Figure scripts
"""
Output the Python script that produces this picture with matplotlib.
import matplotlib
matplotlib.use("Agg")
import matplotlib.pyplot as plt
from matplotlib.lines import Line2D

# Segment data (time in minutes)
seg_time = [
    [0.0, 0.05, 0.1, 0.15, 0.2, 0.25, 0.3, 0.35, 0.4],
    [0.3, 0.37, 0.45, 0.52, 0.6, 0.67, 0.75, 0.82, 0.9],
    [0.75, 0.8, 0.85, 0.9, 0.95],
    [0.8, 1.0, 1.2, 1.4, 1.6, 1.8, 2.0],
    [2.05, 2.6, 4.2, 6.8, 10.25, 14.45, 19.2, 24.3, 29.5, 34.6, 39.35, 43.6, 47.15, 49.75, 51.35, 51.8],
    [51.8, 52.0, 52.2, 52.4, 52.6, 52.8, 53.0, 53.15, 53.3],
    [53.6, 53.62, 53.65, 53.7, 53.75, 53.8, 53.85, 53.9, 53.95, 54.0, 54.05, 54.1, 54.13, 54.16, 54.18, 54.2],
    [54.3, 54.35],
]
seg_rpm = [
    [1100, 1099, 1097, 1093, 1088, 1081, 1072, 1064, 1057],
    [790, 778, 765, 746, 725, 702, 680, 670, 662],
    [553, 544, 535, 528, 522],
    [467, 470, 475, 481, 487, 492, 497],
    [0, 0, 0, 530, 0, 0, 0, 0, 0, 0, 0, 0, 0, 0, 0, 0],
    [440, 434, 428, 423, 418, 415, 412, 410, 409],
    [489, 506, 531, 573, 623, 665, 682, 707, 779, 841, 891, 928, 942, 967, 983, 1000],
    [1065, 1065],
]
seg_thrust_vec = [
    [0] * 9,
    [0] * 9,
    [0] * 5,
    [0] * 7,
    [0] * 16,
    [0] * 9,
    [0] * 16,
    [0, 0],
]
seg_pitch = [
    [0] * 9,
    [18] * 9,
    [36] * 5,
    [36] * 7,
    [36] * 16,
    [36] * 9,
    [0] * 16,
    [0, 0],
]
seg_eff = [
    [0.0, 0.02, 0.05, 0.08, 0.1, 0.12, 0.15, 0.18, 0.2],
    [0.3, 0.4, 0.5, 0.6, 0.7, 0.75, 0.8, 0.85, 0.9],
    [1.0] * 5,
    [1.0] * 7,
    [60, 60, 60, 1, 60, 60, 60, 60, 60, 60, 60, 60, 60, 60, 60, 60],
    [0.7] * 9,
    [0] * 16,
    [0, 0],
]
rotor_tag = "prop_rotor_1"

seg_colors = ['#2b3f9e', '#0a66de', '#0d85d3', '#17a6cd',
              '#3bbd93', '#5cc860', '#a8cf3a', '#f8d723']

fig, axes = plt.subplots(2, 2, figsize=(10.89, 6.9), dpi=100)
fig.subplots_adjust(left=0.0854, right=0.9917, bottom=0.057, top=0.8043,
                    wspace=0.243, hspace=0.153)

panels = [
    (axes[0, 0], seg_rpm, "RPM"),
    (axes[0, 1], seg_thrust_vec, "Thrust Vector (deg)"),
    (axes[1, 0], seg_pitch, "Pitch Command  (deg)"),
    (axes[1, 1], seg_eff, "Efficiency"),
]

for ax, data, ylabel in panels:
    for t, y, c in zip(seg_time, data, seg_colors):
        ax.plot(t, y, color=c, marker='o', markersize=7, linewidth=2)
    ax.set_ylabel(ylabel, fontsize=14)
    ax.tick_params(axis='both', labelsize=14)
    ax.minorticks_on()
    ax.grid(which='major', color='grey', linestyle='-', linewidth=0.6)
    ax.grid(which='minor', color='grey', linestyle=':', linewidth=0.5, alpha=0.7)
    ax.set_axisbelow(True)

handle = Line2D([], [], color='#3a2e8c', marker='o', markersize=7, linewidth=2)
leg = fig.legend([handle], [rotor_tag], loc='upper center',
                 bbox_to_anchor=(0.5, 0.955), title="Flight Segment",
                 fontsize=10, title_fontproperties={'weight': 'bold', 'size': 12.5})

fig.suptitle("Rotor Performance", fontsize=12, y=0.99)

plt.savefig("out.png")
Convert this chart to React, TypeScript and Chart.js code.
"""
■ **Goal**:
Go through the entries above and copy every line containing "matplotlib".

■ **Solution to the exercise**:
Output the Python script that produces this picture with matplotlib.
import matplotlib
matplotlib.use("Agg")
import matplotlib.pyplot as plt
from matplotlib.lines import Line2D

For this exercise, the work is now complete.